begin

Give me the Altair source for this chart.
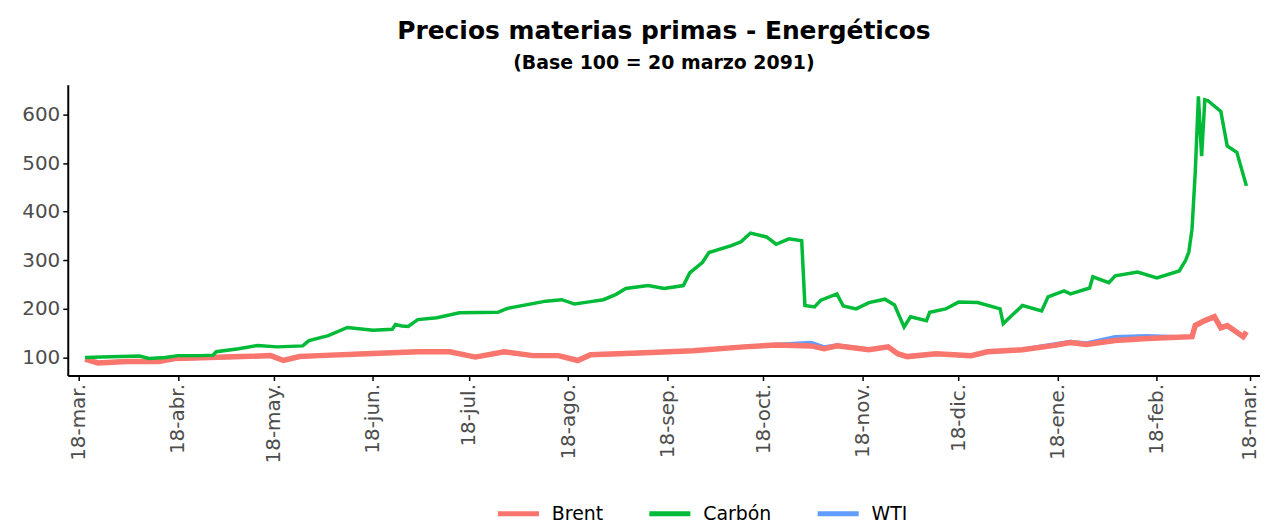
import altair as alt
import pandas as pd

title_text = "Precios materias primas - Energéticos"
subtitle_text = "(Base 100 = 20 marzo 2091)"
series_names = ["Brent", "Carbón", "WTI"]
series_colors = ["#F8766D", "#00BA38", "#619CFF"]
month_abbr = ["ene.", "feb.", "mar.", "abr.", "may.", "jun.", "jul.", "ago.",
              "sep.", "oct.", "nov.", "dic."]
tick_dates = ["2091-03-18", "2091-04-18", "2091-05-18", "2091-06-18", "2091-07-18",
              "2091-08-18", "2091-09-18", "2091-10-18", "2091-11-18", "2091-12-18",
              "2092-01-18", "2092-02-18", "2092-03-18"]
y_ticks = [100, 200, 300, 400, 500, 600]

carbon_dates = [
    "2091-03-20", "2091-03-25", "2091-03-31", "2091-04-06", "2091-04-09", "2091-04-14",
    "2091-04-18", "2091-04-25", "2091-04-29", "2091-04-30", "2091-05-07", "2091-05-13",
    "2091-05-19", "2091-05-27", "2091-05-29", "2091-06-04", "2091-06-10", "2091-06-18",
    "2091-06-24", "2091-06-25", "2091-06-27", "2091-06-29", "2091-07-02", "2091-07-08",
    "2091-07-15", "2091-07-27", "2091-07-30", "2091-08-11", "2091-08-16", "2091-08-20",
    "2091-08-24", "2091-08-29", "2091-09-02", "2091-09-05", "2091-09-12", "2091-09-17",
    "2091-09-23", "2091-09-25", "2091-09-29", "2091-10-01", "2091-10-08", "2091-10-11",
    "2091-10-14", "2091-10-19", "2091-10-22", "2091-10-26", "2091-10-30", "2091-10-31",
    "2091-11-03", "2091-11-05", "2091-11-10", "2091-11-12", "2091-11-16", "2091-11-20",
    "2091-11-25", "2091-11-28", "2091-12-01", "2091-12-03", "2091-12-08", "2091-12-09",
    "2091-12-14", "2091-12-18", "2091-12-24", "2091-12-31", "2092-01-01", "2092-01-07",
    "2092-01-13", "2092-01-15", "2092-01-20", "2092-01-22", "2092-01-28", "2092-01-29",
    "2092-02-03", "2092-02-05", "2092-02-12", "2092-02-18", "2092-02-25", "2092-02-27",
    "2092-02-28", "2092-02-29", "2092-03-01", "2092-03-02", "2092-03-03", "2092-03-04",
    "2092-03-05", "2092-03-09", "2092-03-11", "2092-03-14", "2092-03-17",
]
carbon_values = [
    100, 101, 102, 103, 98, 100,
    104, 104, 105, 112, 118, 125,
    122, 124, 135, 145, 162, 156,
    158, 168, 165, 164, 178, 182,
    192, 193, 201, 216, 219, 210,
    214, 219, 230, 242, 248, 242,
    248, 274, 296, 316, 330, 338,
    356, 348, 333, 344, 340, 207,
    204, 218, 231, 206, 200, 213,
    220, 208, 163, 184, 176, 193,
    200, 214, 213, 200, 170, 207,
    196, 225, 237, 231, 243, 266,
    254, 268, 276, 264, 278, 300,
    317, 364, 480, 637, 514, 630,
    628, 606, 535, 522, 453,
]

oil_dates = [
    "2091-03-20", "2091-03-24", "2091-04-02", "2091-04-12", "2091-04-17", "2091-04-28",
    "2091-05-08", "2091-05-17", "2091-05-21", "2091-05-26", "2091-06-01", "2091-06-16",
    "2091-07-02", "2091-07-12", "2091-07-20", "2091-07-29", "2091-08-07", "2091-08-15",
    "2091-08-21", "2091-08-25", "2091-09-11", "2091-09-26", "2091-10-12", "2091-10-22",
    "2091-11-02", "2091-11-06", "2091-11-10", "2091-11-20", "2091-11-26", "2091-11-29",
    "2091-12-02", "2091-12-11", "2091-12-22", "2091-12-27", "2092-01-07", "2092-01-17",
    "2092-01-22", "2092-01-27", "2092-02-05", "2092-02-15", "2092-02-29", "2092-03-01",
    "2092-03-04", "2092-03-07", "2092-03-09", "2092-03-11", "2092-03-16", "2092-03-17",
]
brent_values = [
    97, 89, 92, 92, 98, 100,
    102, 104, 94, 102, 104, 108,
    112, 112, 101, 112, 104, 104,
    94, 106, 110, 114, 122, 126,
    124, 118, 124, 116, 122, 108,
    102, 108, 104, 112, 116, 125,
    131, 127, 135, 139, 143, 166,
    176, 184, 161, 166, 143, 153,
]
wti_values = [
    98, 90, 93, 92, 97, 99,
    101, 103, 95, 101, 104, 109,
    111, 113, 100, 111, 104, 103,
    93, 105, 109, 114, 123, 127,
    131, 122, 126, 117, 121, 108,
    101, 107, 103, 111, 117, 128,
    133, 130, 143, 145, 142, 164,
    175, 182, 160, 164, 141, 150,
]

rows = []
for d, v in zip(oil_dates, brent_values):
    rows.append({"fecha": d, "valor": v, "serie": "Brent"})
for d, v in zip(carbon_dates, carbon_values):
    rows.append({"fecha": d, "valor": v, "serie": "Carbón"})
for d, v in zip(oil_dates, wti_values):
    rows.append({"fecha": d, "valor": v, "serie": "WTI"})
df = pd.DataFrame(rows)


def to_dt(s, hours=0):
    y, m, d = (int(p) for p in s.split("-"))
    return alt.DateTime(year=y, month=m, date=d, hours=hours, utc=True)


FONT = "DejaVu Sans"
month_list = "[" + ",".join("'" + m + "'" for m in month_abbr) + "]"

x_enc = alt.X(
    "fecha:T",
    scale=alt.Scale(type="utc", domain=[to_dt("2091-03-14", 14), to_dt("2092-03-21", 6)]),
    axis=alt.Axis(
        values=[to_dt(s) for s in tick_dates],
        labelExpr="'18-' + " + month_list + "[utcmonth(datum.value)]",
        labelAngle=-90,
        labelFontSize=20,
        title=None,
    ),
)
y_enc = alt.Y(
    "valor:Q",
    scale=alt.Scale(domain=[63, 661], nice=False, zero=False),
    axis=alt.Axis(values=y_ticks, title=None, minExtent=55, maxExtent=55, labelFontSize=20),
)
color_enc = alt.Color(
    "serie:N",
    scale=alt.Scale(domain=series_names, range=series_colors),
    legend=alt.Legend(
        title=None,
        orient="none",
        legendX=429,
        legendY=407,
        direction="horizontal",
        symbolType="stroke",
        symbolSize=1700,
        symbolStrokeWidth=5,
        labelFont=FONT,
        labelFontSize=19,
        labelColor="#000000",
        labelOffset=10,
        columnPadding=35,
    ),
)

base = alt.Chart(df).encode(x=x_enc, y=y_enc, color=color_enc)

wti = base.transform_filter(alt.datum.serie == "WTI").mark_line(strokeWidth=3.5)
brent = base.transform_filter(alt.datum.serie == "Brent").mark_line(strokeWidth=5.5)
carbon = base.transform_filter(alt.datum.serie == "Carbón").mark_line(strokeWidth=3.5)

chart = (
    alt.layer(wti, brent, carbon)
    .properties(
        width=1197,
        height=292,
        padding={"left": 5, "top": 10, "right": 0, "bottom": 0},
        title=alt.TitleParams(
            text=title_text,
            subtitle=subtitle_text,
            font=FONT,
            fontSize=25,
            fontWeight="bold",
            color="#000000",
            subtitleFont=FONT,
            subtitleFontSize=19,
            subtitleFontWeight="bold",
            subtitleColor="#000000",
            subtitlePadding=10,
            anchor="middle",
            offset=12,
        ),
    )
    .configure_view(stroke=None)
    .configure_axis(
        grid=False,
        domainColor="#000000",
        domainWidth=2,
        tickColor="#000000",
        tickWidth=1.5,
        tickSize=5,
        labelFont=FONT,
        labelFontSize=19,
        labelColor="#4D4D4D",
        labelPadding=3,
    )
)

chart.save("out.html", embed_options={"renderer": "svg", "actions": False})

end

→ TASK PROMPT
Repeat the listing above exactly from its first line to the line containing "import pandas as pd", both included, and omit the pictures.

→ RESPONSE FOR THIS EXERCISE
Give me the Altair source for this chart.
import altair as alt
import pandas as pd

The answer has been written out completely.